5) Yes, there have been other stories where Steve has been evil. There’ve been other stories where he’s been a Nazi/Hydra agent. On one hand, it’s important to acknowledge that this isn’t exactly new, but on the other, the particular fanfare around this event is pretty distasteful. And those were not attempted at a time when racial hatred were already at a recent high, specificlly in the context of addressing that heightened racial hatred. There are people in the US dealing with real repercussions of real hate groups right now, and who very validly are having an emotional and visceral reaction to this. They have a right to. It’s great when privileged people who recognize a problem want to use their platform to educate other privileged people, but they need to think about how that deeply affects the disprivileged people who are also part of their audience and who cannot escape those things in reality. Again, presentation is key.
While this is an important notion to consider, Spencer’s statements seem to indicate that he’s at least aware of current events and the “real repercussions of real hate groups right now.” As a cynical viewer of comics history, I confess, I didn’t see this as anything but the latest shocking!!! story line.
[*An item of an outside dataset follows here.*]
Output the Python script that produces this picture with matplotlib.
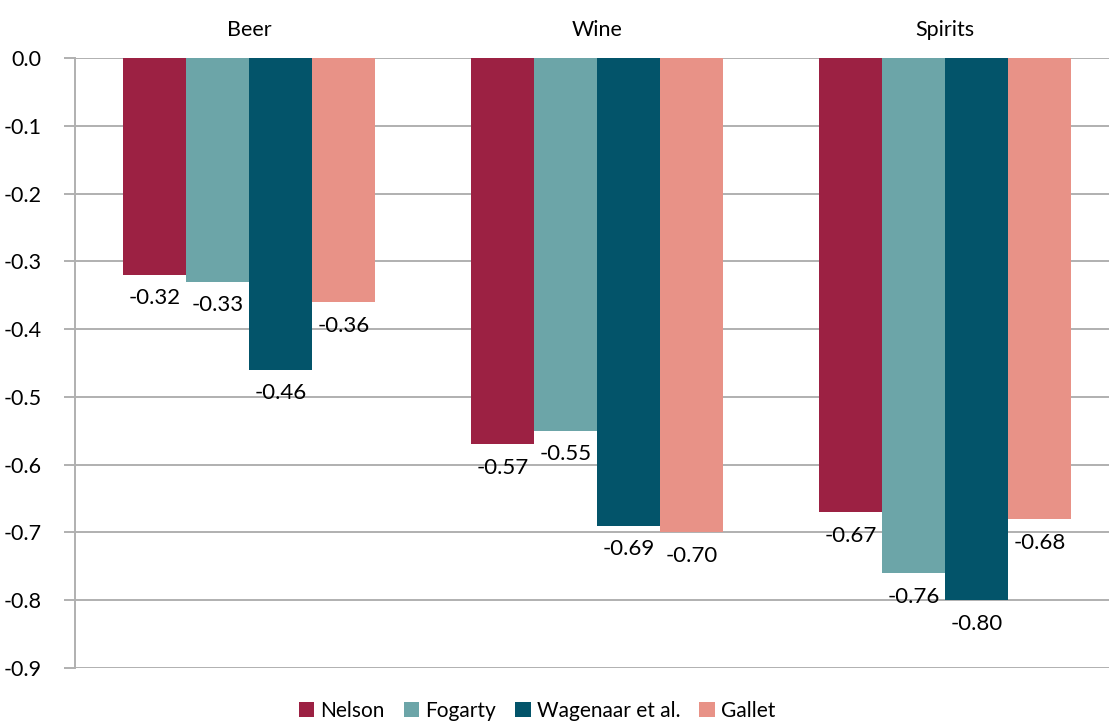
import matplotlib
matplotlib.use("Agg")
import matplotlib.pyplot as plt
import numpy as np

plt.rcParams["font.family"] = ["Lato", "DejaVu Sans"]

categories = ["Beer", "Wine", "Spirits"]
studies = ["Nelson", "Fogarty", "Wagenaar et al.", "Gallet"]
nelson = [-0.32, -0.57, -0.67]
fogarty = [-0.33, -0.55, -0.76]
wagenaar = [-0.46, -0.69, -0.80]
gallet = [-0.36, -0.70, -0.68]
series = [nelson, fogarty, wagenaar, gallet]
yticks = [-0.9, -0.8, -0.7, -0.6, -0.5, -0.4, -0.3, -0.2, -0.1, 0.0]
colors = ["#9c2143", "#6ca5a8", "#03546a", "#e89287"]

_W, _H, _DPI = 11.09, 7.22, 100
fig = plt.figure(figsize=(_W, _H), dpi=_DPI)
ax = fig.add_axes([75 / 1109, 54 / 722, 1044 / 1109, 610 / 722])

x = np.arange(len(categories))
bw = 63 / 348
for i, (vals, col, name) in enumerate(zip(series, colors, studies)):
    xs = x + (i - 1.5) * bw
    bars = ax.bar(xs, vals, width=bw, color=col, label=name, zorder=3)
    for b, v in zip(bars, vals):
        ax.annotate(f"{v:.2f}", (b.get_x() + b.get_width() / 2, v),
                    xytext=(0, -17), textcoords="offset points",
                    ha="center", va="center", fontsize=16, color="black", zorder=4)

ax.set_xlim(-0.5, 2.5)
ax.set_ylim(-0.9, 0.0)
ax.set_yticks(yticks)
ax.set_yticklabels([f"{t:.1f}" for t in yticks])
ax.yaxis.grid(True, color="#b0b0b0", linewidth=1.4, zorder=0)
ax.tick_params(axis="y", length=8, color="#b0b0b0", width=1.4, labelsize=15.5, pad=16)

ax.xaxis.tick_top()
ax.set_xticks(x)
ax.set_xticklabels(categories)
ax.tick_params(axis="x", length=0, labelsize=15.5, pad=13)

for s in ["top", "right", "bottom"]:
    ax.spines[s].set_visible(False)
ax.spines["left"].set_color("#b0b0b0")
ax.spines["left"].set_linewidth(1.4)

fig.legend(loc="center", bbox_to_anchor=(537 / 1109, 11 / 722), ncol=4, frameon=False,
           fontsize=15, handlelength=0.75, handleheight=0.75, handletextpad=0.3,
           columnspacing=0.9)

fig.savefig("out.png", dpi=_DPI)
Cap has
been appeared to be evil before and he’ll appear to be evil again. And then he’ll be the good guy we all love in between. Conflict is the basis of all storytelling. I’m guessing Spencer and Brevoort saw it as the same thing, and weren’t aware how deep and wide current comics fandom’s focus on the politics of identity runs.
At the same time, when advocates of inclusion are adopting the same tactics as the Tea Party, maybe it’s time to step back and think a little. Did Marvel do something dumb? Maybe. Until the entire idea is explored in more than a single shocking!!! panel, I’m not going to judge it.
On a larger level, Marvel is totally winning! They’re getting the kind of publicity and attention that a million dollars can’t buy. They won. Hate and Hydra beat hope and optimism yet again. I’ve expressed this opinion in the past and been told I’m trying to “silence voices.” I’m certainly not. You can be as upset, outraged or offended as you want and the quality of the think pieces written about this is already impressive. But I also have the right to express my opinion and to find fault with the actual, as opposed to ideal, outcome. Or at least, I think I do.
And by trend reports, outrage over Marvel has totally beaten DC’s turn to hope love and optimism. So the one tangible result of all of this will be that Marvel and DC go right back to hate, shock and pain. You voted with your attention and hate won.
My suggestion? Boycott Marvel AND DC and go read Love and Rockets instead. You’ll be glad.